With quotationmarks it’s number 10. I like that.

Conclusion

Counting on Erica’s results, I should soon begin to see $2 per lens per month.

This means that it’s out of the question to spend several hours per lens after a while. Of course, in the beginning, things take time to learn, and I don’t mind investing in it.

And Squidoo is fun. You get all kinds of points, and quests, and trophees, so it’s almost a game. You get addicted.

If you have Squid Pro Quo, you also have some great templates to use. Somebody told Tiffany that it was faster to save them all in one file instead of having them in three files. I don’t know about that.
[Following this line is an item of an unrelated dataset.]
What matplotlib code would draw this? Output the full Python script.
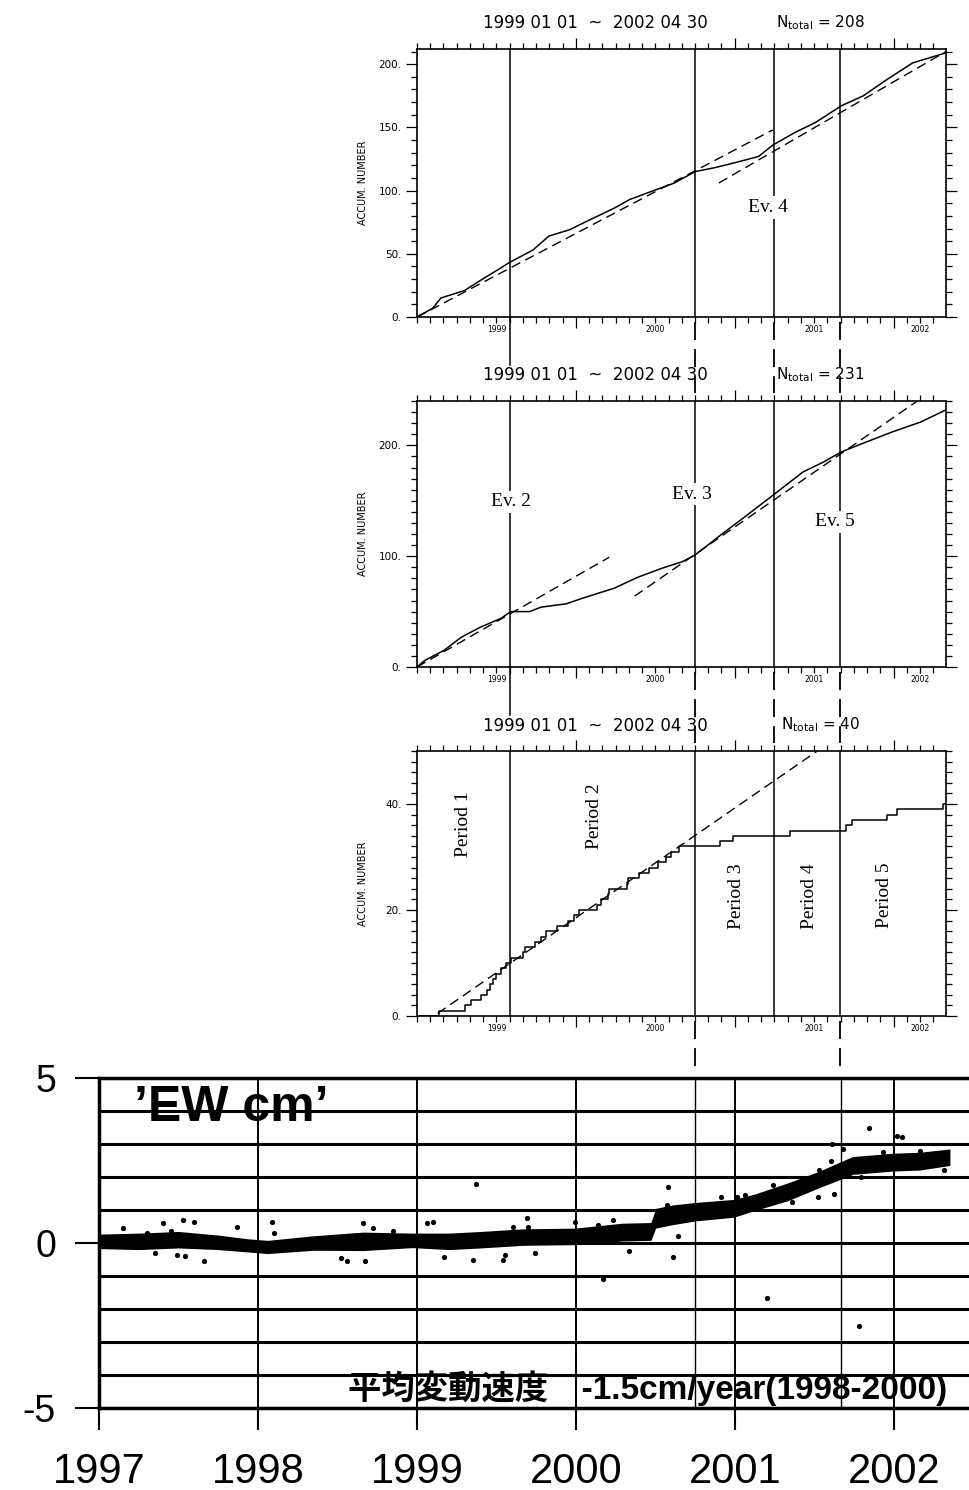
import numpy as np
import matplotlib
matplotlib.use("Agg")
import matplotlib.pyplot as plt
import matplotlib.transforms as mtransforms
from matplotlib.lines import Line2D
from matplotlib.ticker import FixedLocator, MultipleLocator

plt.rcParams['font.family'] = ['DejaVu Sans', 'Noto Sans CJK JP']

W, H = 969, 1490

# event lines (decimal years) shared by the three upper panels
event_t = [1999.585, 2000.75, 2001.245, 2001.665]
year_mid_t = [1999.5, 2000.5, 2001.5, 2002.17]
year_lbl = ["1999", "2000", "2001", "2002"]
title_period = "1999 01 01  ~  2002 04 30"

# panel 1 (Ntotal = 208)
p1_t = [1999.0, 1999.10, 1999.15, 1999.30, 1999.40, 1999.53, 1999.58, 1999.73, 1999.83,
        1999.96, 2000.09, 2000.24, 2000.34, 2000.49, 2000.62, 2000.75, 2000.87, 2001.0,
        2001.15, 2001.24, 2001.38, 2001.51, 2001.67, 2001.81, 2001.96, 2002.12, 2002.33]
p1_n = [0, 7, 15, 21, 29, 39, 43, 53, 64, 69, 77, 86, 93, 100, 106, 115, 118, 122,
        127, 136, 146, 154, 167, 175, 188, 201, 209]
p1_fit1_t = [1999.0, 2001.24]
p1_fit1_n = [0, 148]
p1_fit2_t = [2000.90, 2002.33]
p1_fit2_n = [106, 210]
p1_total = 208

# panel 2 (Ntotal = 231)
p2_t = [1999.0, 1999.05, 1999.17, 1999.28, 1999.40, 1999.53, 1999.59, 1999.71, 1999.78,
        1999.94, 2000.04, 2000.24, 2000.39, 2000.54, 2000.67, 2000.75, 2000.92, 2001.05,
        2001.25, 2001.43, 2001.56, 2001.67, 2001.81, 2001.99, 2002.17, 2002.33]
p2_n = [0, 6, 15, 27, 36, 44, 50, 50, 54, 57, 62, 71, 81, 89, 95, 101, 120, 134,
        156, 176, 185, 194, 202, 212, 221, 232]
p2_fit1_t = [1999.0, 2000.21]
p2_fit1_n = [0, 99]
p2_fit2_t = [2000.37, 2002.17]
p2_fit2_n = [64, 242]
p2_total = 231

# panel 3 (Ntotal = 40), times of single events
p3_ev = [1999.14, 1999.30, 1999.34, 1999.40, 1999.44, 1999.46, 1999.48, 1999.50, 1999.53,
         1999.56, 1999.59, 1999.67, 1999.68, 1999.74, 1999.78, 1999.81, 1999.88, 1999.95,
         1999.99, 2000.02, 2000.13, 2000.16, 2000.20, 2000.21, 2000.32, 2000.33, 2000.40,
         2000.46, 2000.52, 2000.57, 2000.60, 2000.65, 2000.905, 2000.99, 2001.35, 2001.70,
         2001.74, 2001.96, 2002.02, 2002.31]
p3_fit_t = [1999.13, 2001.52]
p3_fit_n = [0.5, 50]
p3_total = 40
period_lbl = ["Period 1", "Period 2", "Period 3", "Period 4", "Period 5"]
period_t = [1999.29, 2000.12, 2001.01, 2001.47, 2001.94]
period_y = [36.2, 37.7, 22.7, 22.7, 22.7]

# GPS east-west displacement (cm): centre of the dot band, half thickness, stray dots
ew_t = [1997.0, 1997.25, 1997.5, 1997.75, 1997.93, 1998.06, 1998.35, 1998.66, 1998.97,
        1999.2, 1999.4, 1999.67, 1999.99, 2000.29, 2000.47, 2000.50, 2000.60, 2000.75,
        2000.99, 2001.12, 2001.33, 2001.53, 2001.69, 2001.74, 2001.99, 2002.16, 2002.35]
ew_mid = [0.05, 0.05, 0.1, 0.02, -0.07, -0.12, 0.0, 0.05, 0.08, 0.05, 0.1, 0.18, 0.2,
          0.33, 0.35, 0.75, 0.85, 0.95, 1.05, 1.23, 1.55, 1.93, 2.25, 2.35, 2.45, 2.48, 2.6]
ew_half = [0.22, 0.25, 0.25, 0.22, 0.2, 0.2, 0.22, 0.28, 0.22, 0.25, 0.25, 0.25, 0.25,
           0.27, 0.27, 0.3, 0.3, 0.28, 0.27, 0.25, 0.27, 0.25, 0.27, 0.27, 0.27, 0.27, 0.25]
ew_out_t = [1997.15, 1997.30, 1997.35, 1997.40, 1997.45, 1997.49, 1997.53, 1997.54, 1997.60,
            1997.66, 1997.87, 1998.09, 1998.10, 1998.52, 1998.56, 1998.66, 1998.67, 1998.72,
            1998.85, 1999.06, 1999.10, 1999.17, 1999.35, 1999.37, 1999.54, 1999.55, 1999.60,
            1999.69, 1999.70, 1999.74, 1999.99, 2000.14, 2000.17, 2000.23, 2000.33, 2000.57,
            2000.58, 2000.61, 2000.64, 2000.91, 2001.01, 2001.06, 2001.20, 2001.24, 2001.36,
            2001.52, 2001.53, 2001.60, 2001.61, 2001.62, 2001.68, 2001.78, 2001.79, 2001.84,
            2001.93, 2002.02, 2002.05, 2002.16, 2002.31]
ew_out_v = [0.45, 0.3, -0.3, 0.6, 0.35, -0.35, 0.7, -0.4, 0.65,
            -0.55, 0.5, 0.65, 0.3, -0.45, -0.55, 0.6, -0.55, 0.45,
            0.35, 0.6, 0.65, -0.42, -0.5, 1.8, -0.5, -0.35, 0.5,
            0.75, 0.5, -0.3, 0.63, 0.55, -1.1, 0.7, -0.25, 1.15,
            1.7, -0.42, 0.2, 1.4, 1.4, 1.45, -1.67, 1.75, 1.25,
            1.4, 2.2, 2.5, 3.0, 1.5, 2.85, -2.5, 2.0, 3.5,
            2.75, 3.25, 3.2, 2.8, 2.2]
ew_years = [1997, 1998, 1999, 2000, 2001, 2002]
ew_note = "平均変動速度\u3000-1.5cm/year(1998-2000)"


def px_rect(l, t, r, b):
    return [l / W, 1 - b / H, (r - l) / W, (b - t) / H]


fig = plt.figure(figsize=(W / 100, H / 100), dpi=100)


def accum_panel(rect, ymax, ymaj, ymin, ntotal):
    ax = fig.add_axes(rect)
    ax.set_xlim(1999.0, 2002.33)
    ax.set_ylim(0, ymax)
    ax.xaxis.set_major_locator(FixedLocator([2000, 2001, 2002]))
    ax.xaxis.set_minor_locator(MultipleLocator(1 / 12))
    ax.yaxis.set_major_locator(MultipleLocator(ymaj))
    ax.yaxis.set_minor_locator(MultipleLocator(ymin))
    ax.yaxis.set_major_formatter(lambda v, p: f"{v:.0f}.")
    ax.tick_params(which='both', direction='out', top=True, right=True,
                   labelbottom=False, width=0.9)
    ax.tick_params(which='major', length=8)
    ax.tick_params(which='minor', length=4)
    ax.tick_params(axis='y', labelsize=7.5, pad=3)
    for s in ax.spines.values():
        s.set_linewidth(1.2)
    tr = mtransforms.blended_transform_factory(ax.transData, ax.transAxes)
    for t, l in zip(year_mid_t, year_lbl):
        ax.text(t, -0.03, l, transform=tr, ha='center', va='top', fontsize=5.5)
    ax.set_ylabel("ACCUM. NUMBER", fontsize=7)
    ax.yaxis.set_label_coords(-0.093, 0.5)
    for t in event_t:
        ax.axvline(t, color='k', lw=1.1, zorder=1)
    ax.text(2000.12, 1.096, title_period, transform=tr, ha='center', va='center',
            fontsize=12)
    ax.text(2001.54, 1.10, r"N$_{\rm total}$ = " + str(ntotal), transform=tr,
            ha='center', va='center', fontsize=11)
    return ax


ev_kw = dict(ha='center', va='center', fontsize=14, family='Liberation Serif', zorder=4,
             bbox=dict(facecolor='white', edgecolor='none', pad=2))
dash = (0, (7, 4))

ax1 = accum_panel(px_rect(417, 49, 946, 317), 212, 50, 10, p1_total)
ax1.plot(p1_t, p1_n, color='k', lw=1.1, zorder=3)
ax1.plot(p1_fit1_t, p1_fit1_n, color='k', lw=1.0, ls=dash, zorder=2)
ax1.plot(p1_fit2_t, p1_fit2_n, color='k', lw=1.0, ls=dash, zorder=2)
ax1.text(2001.21, 86.5, "Ev. 4", **ev_kw)

ax2 = accum_panel(px_rect(417, 401, 946, 667), 240, 100, 10, p2_total)
ax2.plot(p2_t, p2_n, color='k', lw=1.1, zorder=3)
ax2.plot(p2_fit1_t, p2_fit1_n, color='k', lw=1.0, ls=dash, zorder=2)
ax2.plot(p2_fit2_t, p2_fit2_n, color='k', lw=1.0, ls=dash, zorder=2)
ax2.text(1999.59, 149, "Ev. 2", **ev_kw)
ax2.text(2000.73, 156, "Ev. 3", **ev_kw)
ax2.text(2001.63, 131, "Ev. 5", **ev_kw)

ax3 = accum_panel(px_rect(417, 751, 946, 1016), 50, 20, 2, p3_total)
counts = np.arange(1, len(p3_ev) + 1)
ax3.step(np.r_[1999.0, p3_ev, 2002.33], np.r_[0, counts, counts[-1]], where='post',
         color='k', lw=1.1, zorder=3)
ax3.plot(p3_fit_t, p3_fit_n, color='k', lw=1.0, ls=dash, zorder=2)
for l, t, y in zip(period_lbl, period_t, period_y):
    ax3.text(t, y, l, rotation=90, ha='center', va='center', fontsize=14,
             family='Liberation Serif')

# bottom panel: GPS EW component
axb = fig.add_axes(px_rect(99, 1078, 969, 1408))
axb.set_xlim(1997, 2002.47)
axb.set_ylim(-5, 5)
for y in range(-5, 6):
    axb.axhline(y, color='k', lw=2.2, zorder=1)
for x in ew_years:
    axb.axvline(x, color='k', lw=1.4, zorder=1)
for t in [event_t[1], event_t[3]]:
    axb.axvline(t, color='k', lw=1.0, zorder=1)
mid = np.array(ew_mid)
half = np.array(ew_half)
axb.fill_between(ew_t, mid - half, mid + half, color='k', lw=0, zorder=3)
axb.scatter(ew_out_t, ew_out_v, s=14, color='k', lw=0, zorder=3)
axb.set_xticks(ew_years)
axb.set_xticklabels([str(y) for y in ew_years])
axb.set_yticks([-5, 0, 5])
axb.set_yticklabels(["-5", "0", "5"])
axb.tick_params(axis='y', length=17, width=1.5, pad=14, labelsize=27)
axb.tick_params(axis='x', length=16, width=1.5, pad=16, labelsize=30)
for lbl in axb.get_xticklabels() + axb.get_yticklabels():
    lbl.set_fontfamily(['Liberation Sans', 'DejaVu Sans'])
axb.spines['right'].set_visible(False)
for s in ['left', 'top', 'bottom']:
    axb.spines[s].set_linewidth(2.5)
axb.text(1997.22, 4.1, "\u2019EW cm\u2019", ha='left', va='center', fontsize=36,
         fontweight='bold', family=['Liberation Sans', 'DejaVu Sans'], zorder=4)
axb.text(2002.33, -4.93, ew_note, ha='right', va='bottom', fontsize=24, fontweight='bold',
         family=['Liberation Sans', 'Noto Sans CJK JP'], zorder=4)

# dashed continuation of the event lines through the gaps between panels
ftr = mtransforms.blended_transform_factory(ax1.transData, fig.transFigure)
gaps = [(317, 401, event_t), (667, 751, event_t), (1016, 1078, [event_t[1], event_t[3]])]
for y0, y1, ts in gaps:
    for t in ts:
        if t == event_t[0]:
            ln = Line2D([t, t], [1 - y0 / H, 1 - (y0 + 48) / H], transform=ftr,
                        color='k', lw=1.1)
        else:
            ln = Line2D([t, t], [1 - (y0 + 5) / H, 1 - (y1 - 8) / H], transform=ftr,
                        color='k', lw=1.3, ls=(0, (10, 5)))
        fig.add_artist(ln)

fig.savefig("out.png", dpi=100)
I have the three text files open, and I think it’s just as fast.

Oh, now I just see a way to make it faster. I use an application called Typinator, and I’ll add those textfiles to that instead. There’s a similar product that works under Windows, but I don’t remember the name. Something with key…

This is probably a number’s game. And with each lens, your work will be easier and faster.

What are your experiences with Squidoo so far?

2 thoughts on “Squid Pro Quo – How Much to Earn? and My Personal Frustrations”

  1. Well, statistically you’re right. Do one 6th of the work you should expect one 6th of the results. However, where not only dealing with statistics. We’re also dealing with a bit of probability here. Say it takes 100 visitors to get one sale. With 6 lenses in one day you might get those visitors in 10 days, with only 1 lens a day that might take 100 days, but what if the buying visitor arrives on your 1-lens-a-day on day 1 and on your 6-lenses-a-day lens on day 5? In that case you would make a sale faster with less work.

    That, however, is not the most probably event, but it could happen.

    If 1 lens a day means you can stick to it and 6 lenses a day means you can’t; then you should certainly go with the 1 lens a day approach.

    Good luck with the system, as you know I’m doing other things these days 🙂

  2. Thanks for your reply, Mike. I knew I could count on you 🙂

    Good advice, too. One lens a day is definitely more me – at least for now.

    And good luck with your fiction writing.